Women, empowerment and new technologies

IWDYesterday, we celebrated International Women’s Day (IWD) for the 108th time. The celebration first took place in 1908 in New York City. Back then, it was called the International Working Women’s Day (IWWD), first organized by the Socialist Party of the US. At some point, the additional W dropped, and the event became a celebration of all women.

Fast-forward to 2015. Although significant progress has been made since then, women still face many issues and challenges that must be addressed appropriately to achieve gender equality. One area that seems to be falling behind is women’s political and policymaking participation. How can women be empowered in this regard? And what is the role of new Information and Communication Technologies here?

By the end of 2014, global Internet penetration was close to 40% of the world’s population, while mobile subscriptions were already reaching 100%. Mobile broadband Internet access covers 2.3 billion people (or 77% of all Internet users), 55% of whom are located in developing countries. At the household level, 44% of the global population had Internet access, although only 31% were in developing countries.

These numbers are impressive, despite glaring gaps in poor countries and in access data access disaggregated by gender. Forecasts for the next few years remain positive and suggest continuing these trends, albeit at slightly lower rates.

While the participation of women in politics continues to make significant gains, we still have a long way to go. For example, IPU tells us that only 22% of all Parliamentarians in the world are women, with the Arab States reporting the smallest share with 16%. By the same token, out of the almost 200 UN member states, today we only have nine Presidents and 14 Prime Ministers who are women, an even smaller share than the former. Indeed, the private sector is not immune to this challenge: only 24 women CEOs are in the top 500 companies, or less than 5%.

Although there is evidence of more substantial women’s participation in key decision-making processes, the general trend still seems to suggest a lack of direct involvement, especially in governance processes that can effectively promote gender equality.

Information and Communication Technologies (ICTs) are thus evolving much faster than women’s empowerment. Therefore, the gap in technology access is closing much more quickly than the gap in women’s participation in politics and decision-making processes. While we could undoubtedly find a positive correlation between the two, it seems ICT access alone does not guarantee more significant political and policy participation by women.

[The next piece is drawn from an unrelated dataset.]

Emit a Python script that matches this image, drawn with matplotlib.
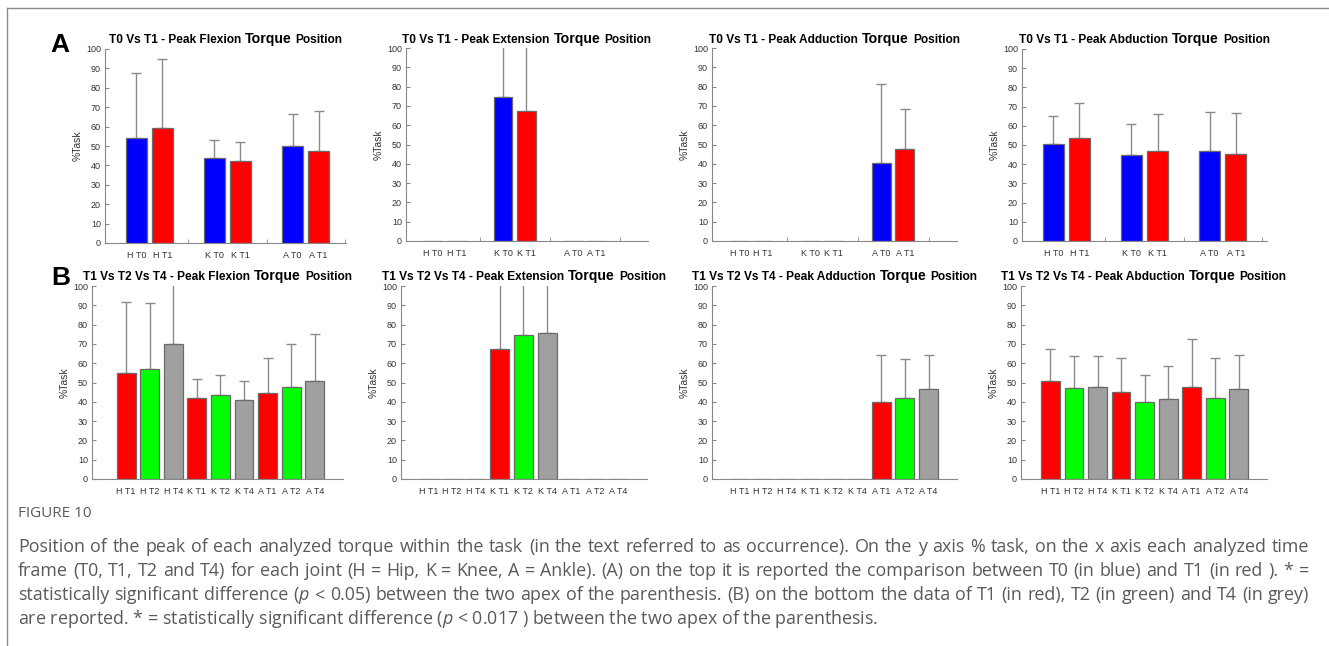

A series of additional ingredients are needed to accelerate this process.

womenICTThe first relates to policies that can offer women incentives to participate in politics and political processes, while simultaneously creating a level playing field and reducing entry barriers for women and all other disadvantaged groups. Several countries, including some developing nations, are already moving along these lines and can serve as beacons to others. Here, ICTs can furnish global knowledge and networking platforms to share and disseminate information on good practices and lessons learned in this area.

We also need to move beyond the numbers game as it is not just a question of quantity but quality. While increasing the number of women in politics and policymaking is essential, so is the need for women in power to openly push for women’s empowerment and gender equity policy agendas where critical issues faced by women in national or local contexts are explicitly addressed. Such agendas are cross-sectoral and permeate a wide range of development policies ranging from education and health to ICTs and broadband, thus demanding adequate capacity and knowledge to be effectively promoted.

Women thus need access to ICTs platforms where agendas, experiences, know-how, and how-to can be shared – including with men who can become fully aware not only of crucial gender issues but also of how they can be addressed in practice. We are well-informed, for example, that of the over 100 national broadband strategies in place today, less than 20% address gender equality issues – and those that tackle it primarily sectorally.

Social media and social networks have been touted as excellent platforms for stakeholders’ participation in decision-making processes. The same can be said of Open Government and Open Data, where one critical target outcome is ensuring non-state actors have a voice in public governance processes.

While access to these platforms and initiatives is still far from universal, a critical factor here is the quality of participation. Women face a series of cultural, social, security and family issues that prevent them from openly participating in decision-making processes. So, while providing the necessary platforms and networks, ICTs alone are not sufficient to break down these barriers.

We are indeed facing multidimensional issues that demand a multi-sectoral approach. We must ensure we take an integrated approach to the problem and work together to achieve our goals. In this light, building multi-stakeholder partnerships – which also include direct beneficiaries – that share common values and objectives and target the participation of women in politics and the decision-making process is essential for achieving gender equality. Empowering women in this regard is thus crucial to fostering change across the board. And ICTs can be formidable allies in the process.